■ DATA PROVIDED ■
────

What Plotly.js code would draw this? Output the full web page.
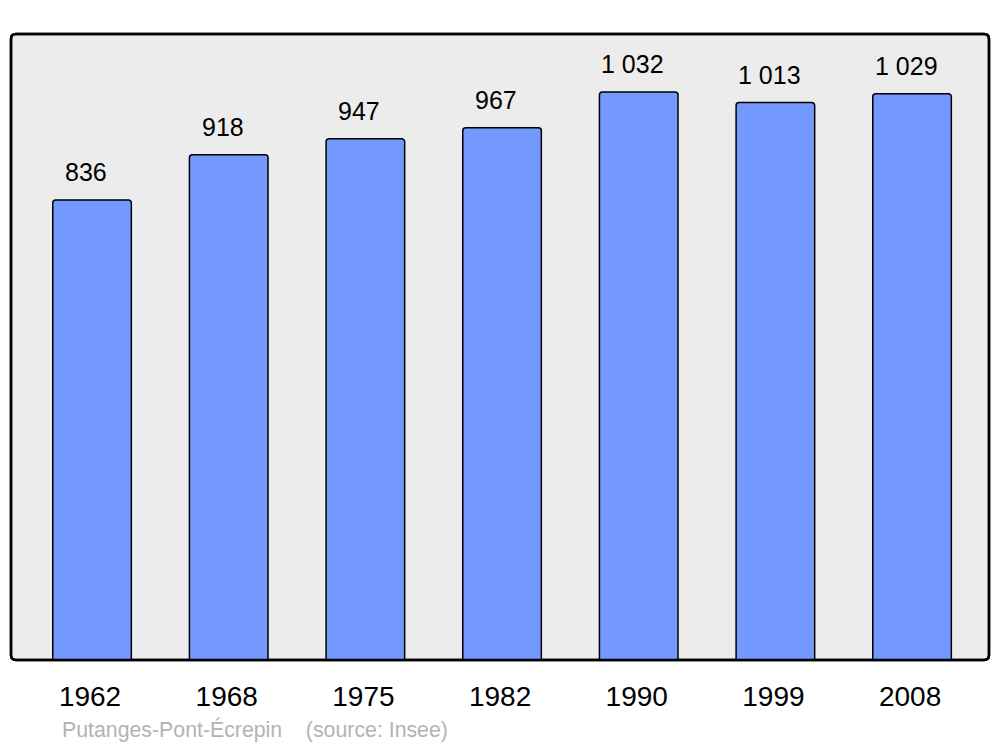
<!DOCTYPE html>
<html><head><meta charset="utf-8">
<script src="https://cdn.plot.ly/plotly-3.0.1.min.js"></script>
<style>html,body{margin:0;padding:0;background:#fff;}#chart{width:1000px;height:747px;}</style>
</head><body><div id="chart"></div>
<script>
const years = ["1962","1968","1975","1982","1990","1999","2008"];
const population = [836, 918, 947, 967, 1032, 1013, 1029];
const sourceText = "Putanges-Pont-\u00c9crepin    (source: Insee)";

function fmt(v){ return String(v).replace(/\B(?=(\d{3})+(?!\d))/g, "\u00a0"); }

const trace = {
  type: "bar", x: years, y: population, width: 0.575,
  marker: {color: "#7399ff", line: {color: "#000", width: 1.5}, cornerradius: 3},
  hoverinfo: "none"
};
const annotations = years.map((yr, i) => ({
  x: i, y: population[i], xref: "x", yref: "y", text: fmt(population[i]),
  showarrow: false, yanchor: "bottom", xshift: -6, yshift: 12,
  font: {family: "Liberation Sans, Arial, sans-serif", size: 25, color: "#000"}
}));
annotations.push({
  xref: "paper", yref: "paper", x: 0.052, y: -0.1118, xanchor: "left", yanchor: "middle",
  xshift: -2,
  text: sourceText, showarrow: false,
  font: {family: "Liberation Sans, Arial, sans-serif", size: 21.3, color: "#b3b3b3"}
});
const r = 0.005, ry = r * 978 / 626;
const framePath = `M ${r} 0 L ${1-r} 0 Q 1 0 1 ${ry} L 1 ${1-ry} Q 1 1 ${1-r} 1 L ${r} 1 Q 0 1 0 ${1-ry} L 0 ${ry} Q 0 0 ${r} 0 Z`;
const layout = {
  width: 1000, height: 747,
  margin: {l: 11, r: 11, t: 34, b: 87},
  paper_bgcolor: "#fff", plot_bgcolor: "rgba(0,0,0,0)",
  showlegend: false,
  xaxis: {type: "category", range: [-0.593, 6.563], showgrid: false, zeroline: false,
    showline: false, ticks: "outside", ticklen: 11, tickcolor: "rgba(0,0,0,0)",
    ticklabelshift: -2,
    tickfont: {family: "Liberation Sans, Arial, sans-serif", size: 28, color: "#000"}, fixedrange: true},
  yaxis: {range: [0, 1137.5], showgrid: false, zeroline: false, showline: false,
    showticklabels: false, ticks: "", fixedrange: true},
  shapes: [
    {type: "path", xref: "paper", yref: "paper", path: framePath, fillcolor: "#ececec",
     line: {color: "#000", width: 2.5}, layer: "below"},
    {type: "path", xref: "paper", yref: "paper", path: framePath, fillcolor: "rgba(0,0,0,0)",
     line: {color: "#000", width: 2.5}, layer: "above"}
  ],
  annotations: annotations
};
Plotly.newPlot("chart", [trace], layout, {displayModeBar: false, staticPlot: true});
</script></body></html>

────

■ GIVEN INSTRUCTION ■
Output the material word for word, omitting its pictures.

■ FINISHED TASK ■
What Plotly.js code would draw this? Output the full web page.
<!DOCTYPE html>
<html><head><meta charset="utf-8">
<script src="https://cdn.plot.ly/plotly-3.0.1.min.js"></script>
<style>html,body{margin:0;padding:0;background:#fff;}#chart{width:1000px;height:747px;}</style>
</head><body><div id="chart"></div>
<script>
const years = ["1962","1968","1975","1982","1990","1999","2008"];
const population = [836, 918, 947, 967, 1032, 1013, 1029];
const sourceText = "Putanges-Pont-\u00c9crepin    (source: Insee)";

function fmt(v){ return String(v).replace(/\B(?=(\d{3})+(?!\d))/g, "\u00a0"); }

const trace = {
  type: "bar", x: years, y: population, width: 0.575,
  marker: {color: "#7399ff", line: {color: "#000", width: 1.5}, cornerradius: 3},
  hoverinfo: "none"
};
const annotations = years.map((yr, i) => ({
  x: i, y: population[i], xref: "x", yref: "y", text: fmt(population[i]),
  showarrow: false, yanchor: "bottom", xshift: -6, yshift: 12,
  font: {family: "Liberation Sans, Arial, sans-serif", size: 25, color: "#000"}
}));
annotations.push({
  xref: "paper", yref: "paper", x: 0.052, y: -0.1118, xanchor: "left", yanchor: "middle",
  xshift: -2,
  text: sourceText, showarrow: false,
  font: {family: "Liberation Sans, Arial, sans-serif", size: 21.3, color: "#b3b3b3"}
});
const r = 0.005, ry = r * 978 / 626;
const framePath = `M ${r} 0 L ${1-r} 0 Q 1 0 1 ${ry} L 1 ${1-ry} Q 1 1 ${1-r} 1 L ${r} 1 Q 0 1 0 ${1-ry} L 0 ${ry} Q 0 0 ${r} 0 Z`;
const layout = {
  width: 1000, height: 747,
  margin: {l: 11, r: 11, t: 34, b: 87},
  paper_bgcolor: "#fff", plot_bgcolor: "rgba(0,0,0,0)",
  showlegend: false,
  xaxis: {type: "category", range: [-0.593, 6.563], showgrid: false, zeroline: false,
    showline: false, ticks: "outside", ticklen: 11, tickcolor: "rgba(0,0,0,0)",
    ticklabelshift: -2,
    tickfont: {family: "Liberation Sans, Arial, sans-serif", size: 28, color: "#000"}, fixedrange: true},
  yaxis: {range: [0, 1137.5], showgrid: false, zeroline: false, showline: false,
    showticklabels: false, ticks: "", fixedrange: true},
  shapes: [
    {type: "path", xref: "paper", yref: "paper", path: framePath, fillcolor: "#ececec",
     line: {color: "#000", width: 2.5}, layer: "below"},
    {type: "path", xref: "paper", yref: "paper", path: framePath, fillcolor: "rgba(0,0,0,0)",
     line: {color: "#000", width: 2.5}, layer: "above"}
  ],
  annotations: annotations
};
Plotly.newPlot("chart", [trace], layout, {displayModeBar: false, staticPlot: true});
</script></body></html>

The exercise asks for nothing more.